ケース2:悪意を持って「こんな汚い場所にいるなんて」と公開 名誉毀損や侮辱罪に該当する可能性が出てきます(刑法上のリスク)。
ケース3:遺族が「公開しないで」と明示しているのに公開 遺族の意思を無視した行為として、民法上の不法行為責任を問われる可能性があります。
●著名人の場合の特殊性
<パブリックフィギュア論>
著名人は生前、公人として扱われることが多く、死後もその情報がある程度公開されやすい傾向があります。裁判所でも、著名人のプライバシー権は一般人に比べて制限されると判断される場合があります。

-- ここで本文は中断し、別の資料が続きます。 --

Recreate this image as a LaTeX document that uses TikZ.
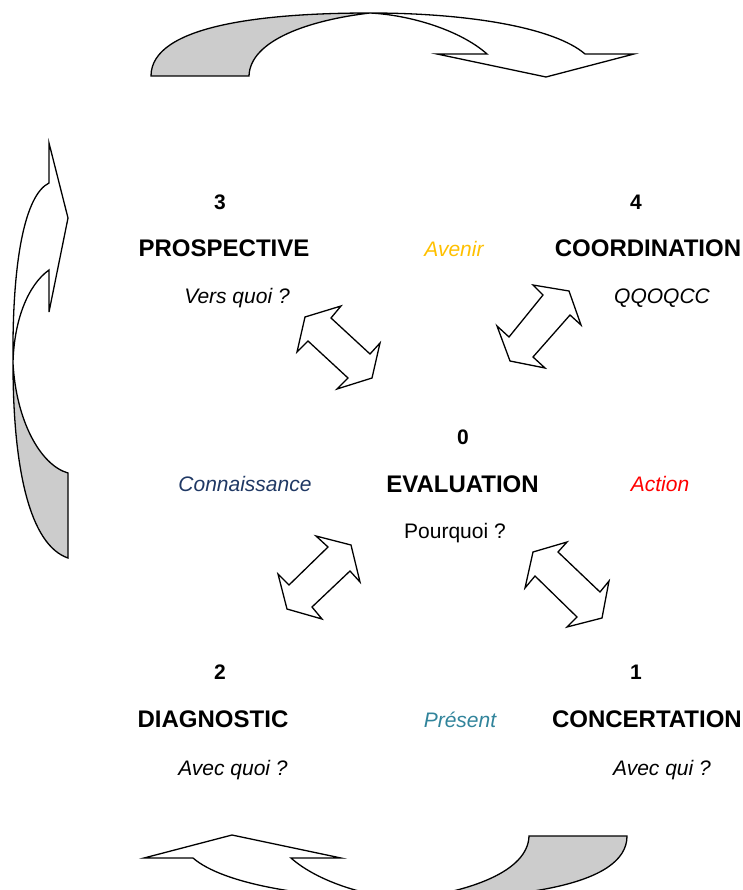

著名人のお墓はファンにとって「聖地巡礼」の対象となることがあり、場所が公開されることは珍しくありません(例:ジョン・レノンやエルビス・プレスリーの墓)。
お墓の所在について、すでに公表されている情報であれば、公開しても法的なリスクは低そうです。
ただし、遺族が非公開を望んでいる場合や、情報が意図的に隠されている場合は、公開前に慎重に判断し、可能なら遺族の意向を確認するのが安全です。
少なくとも悪意や侮辱的な意図を伴う投稿は避けるべきで、法的トラブルだけでなく、社会的批判を招く可能性もあります。